On Aug 15, 2009, at 12:32 PM, Richard Holland wrote:

> [...]
> Case study:

Great, now we're getting somewhere :-)

> I download some seqs from Genbank. (Which then need to be annotated  
> as having come from Genbank, at the sequence level).

Note, as you say, *at the sequence level*. I.e., you would record this  
either using the bioentry's namespace (biodatabase), or a  
bioentry_qualifier_value annotation. I would choose the former, though  
since a bioentry can on only be in one namespace, it may not satisfy  
your needs.

> They already have some features on them (which need to be annotated  
> as having come from Genbank, at the feature level, but of an unknown  
> algorithm as Genbank doesn't specify how they were generated usually).

Right.
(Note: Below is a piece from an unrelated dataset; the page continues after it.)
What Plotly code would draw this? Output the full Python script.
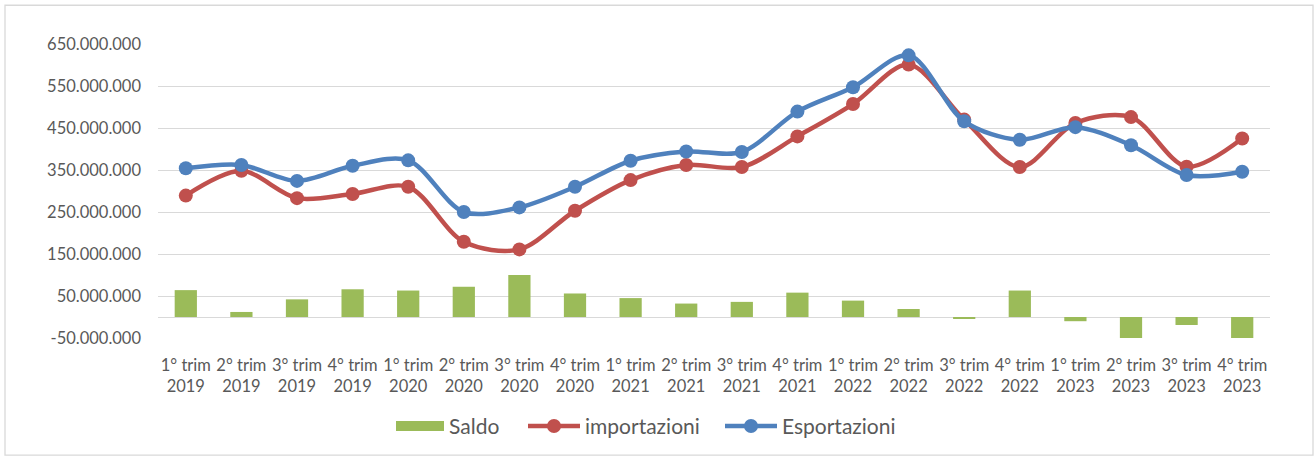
import plotly.graph_objects as go

categories = [
    "1° trim<br>2019", "2° trim<br>2019", "3° trim<br>2019", "4° trim<br>2019",
    "1° trim<br>2020", "2° trim<br>2020", "3° trim<br>2020", "4° trim<br>2020",
    "1° trim<br>2021", "2° trim<br>2021", "3° trim<br>2021", "4° trim<br>2021",
    "1° trim<br>2022", "2° trim<br>2022", "3° trim<br>2022", "4° trim<br>2022",
    "1° trim<br>2023", "2° trim<br>2023", "3° trim<br>2023", "4° trim<br>2023",
]

esportazioni = [354e6, 362e6, 324e6, 360e6, 373e6, 250e6, 261e6, 310e6, 372e6, 394e6,
                393e6, 489e6, 547e6, 623e6, 466e6, 422e6, 452e6, 409e6, 338e6, 346e6]
importazioni = [289e6, 348e6, 283e6, 293e6, 310e6, 179e6, 161e6, 253e6, 326e6, 362e6,
                357e6, 430e6, 507e6, 601e6, 470e6, 357e6, 462e6, 476e6, 358e6, 425e6]
saldo = [64e6, 12e6, 42e6, 66e6, 63e6, 72e6, 100e6, 56e6, 45e6, 32e6,
         36e6, 58e6, 39e6, 19e6, -4e6, 63e6, -10e6, -67e6, -19e6, -79e6]

tick_vals = [-50e6, 50e6, 150e6, 250e6, 350e6, 450e6, 550e6, 650e6]
tick_text = ["-50.000.000", "50.000.000", "150.000.000", "250.000.000",
             "350.000.000", "450.000.000", "550.000.000", "650.000.000"]

GREEN = "#9BBB59"
RED = "#C0504D"
BLUE = "#4F81BD"
TEXT = "#595959"
GRID = "#D9D9D9"
FONT = "Lato"

fig = go.Figure()
fig.add_trace(go.Bar(x=categories, y=saldo, name="Saldo", marker=dict(color=GREEN, line=dict(width=0)),
                     showlegend=False, legendgroup="saldo"))
# legend proxy for the wide Saldo swatch
fig.add_trace(go.Scatter(x=[None], y=[None], mode="lines", name="Saldo", legendgroup="saldo",
                         line=dict(color=GREEN, width=14), legend="legend"))
fig.add_trace(go.Scatter(x=categories, y=importazioni, name="importazioni", mode="lines+markers",
                         line=dict(color=RED, width=4.5, shape="spline", smoothing=0.9),
                         marker=dict(color=RED, size=14), legend="legend2"))
fig.add_trace(go.Scatter(x=categories, y=esportazioni, name="Esportazioni", mode="lines+markers",
                         line=dict(color=BLUE, width=4.5, shape="spline", smoothing=0.9),
                         marker=dict(color=BLUE, size=14), legend="legend3"))

L, R, T, B = 158, 45, 44, 119
W, H = 1315, 459
pw, ph = W - L - R, H - T - B


def px_x(x):
    return (x - L) / pw


def px_y(y):
    return (H - B - y) / ph


def leg(x, iw):
    return dict(orientation="h", x=px_x(x), xanchor="left", y=px_y(429), yanchor="middle",
                font=dict(size=21, color=TEXT, family=FONT), itemwidth=iw,
                bgcolor="rgba(0,0,0,0)", borderwidth=0)


fig.update_layout(
    width=W, height=H,
    margin=dict(l=L, r=R, t=T, b=B, pad=0),
    paper_bgcolor="white", plot_bgcolor="white",
    font=dict(family=FONT, color=TEXT, size=16.5),
    bargap=0.6,
    showlegend=True,
    legend=leg(391, 48),
    legend2=leg(523, 52),
    legend3=leg(720, 52),
    xaxis=dict(showgrid=False, showline=False, ticks="", tickangle=0,
               tickfont=dict(size=16.5, color=TEXT, family=FONT), ticklabelstandoff=15,
               range=[-0.5, 19.5]),
    yaxis=dict(range=[-50e6, 650e6], tickvals=tick_vals, ticktext=tick_text,
               showgrid=True, gridcolor=GRID, gridwidth=1.3,
               zeroline=True, zerolinecolor=GRID, zerolinewidth=1.3,
               showline=False, ticks="", tickfont=dict(size=16.5, color=TEXT, family=FONT),
               ticklabelstandoff=16),
    shapes=[dict(type="rect", xref="paper", yref="paper",
                 x0=px_x(5), x1=px_x(1313),
                 y0=px_y(458), y1=px_y(5),
                 line=dict(color=GRID, width=1.3), fillcolor="rgba(0,0,0,0)", layer="below")],
)

fig.write_html("out.html", config={"displayModeBar": False},
               post_script="document.body.style.margin='0';document.body.style.overflow='hidden';")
The source term would indicate that GenBank provided them to  
you, and that that's all you know.

> I then run BLAST of those sequences against some local data, and  
> record my own features as a result. I also run BLAT, and again  
> record my own features.

BLAST and BLAT would now be the source terms.

> My colleague also runs BLAST of the same seqs against some data of  
> his own, and wants our combined feature results to be stored in the  
> same database. I want to be able to annotate all these new features  
> both with the algorithm used to generate them (BLAST or BLAT)

You use the source term for that.

> and who did it (myself or my colleague at the institute down the road)

Ah - that's provenance information, not the source as is normally  
referred to. BioSQL at present doesn't have an explicit provenance  
model, but you can still record provenance information through  
ontology-typed tag/value annotation in seqfeature_qualifier_value,  
with the terms coming from a provenance ontology (that you make up  
yourself or grab from somewhere else).

> , in addition to retaining the original features that came from  
> Genbank (and making sure they're annotated as such).

That shouldn't be a problem - certainly it's not for BioSQL.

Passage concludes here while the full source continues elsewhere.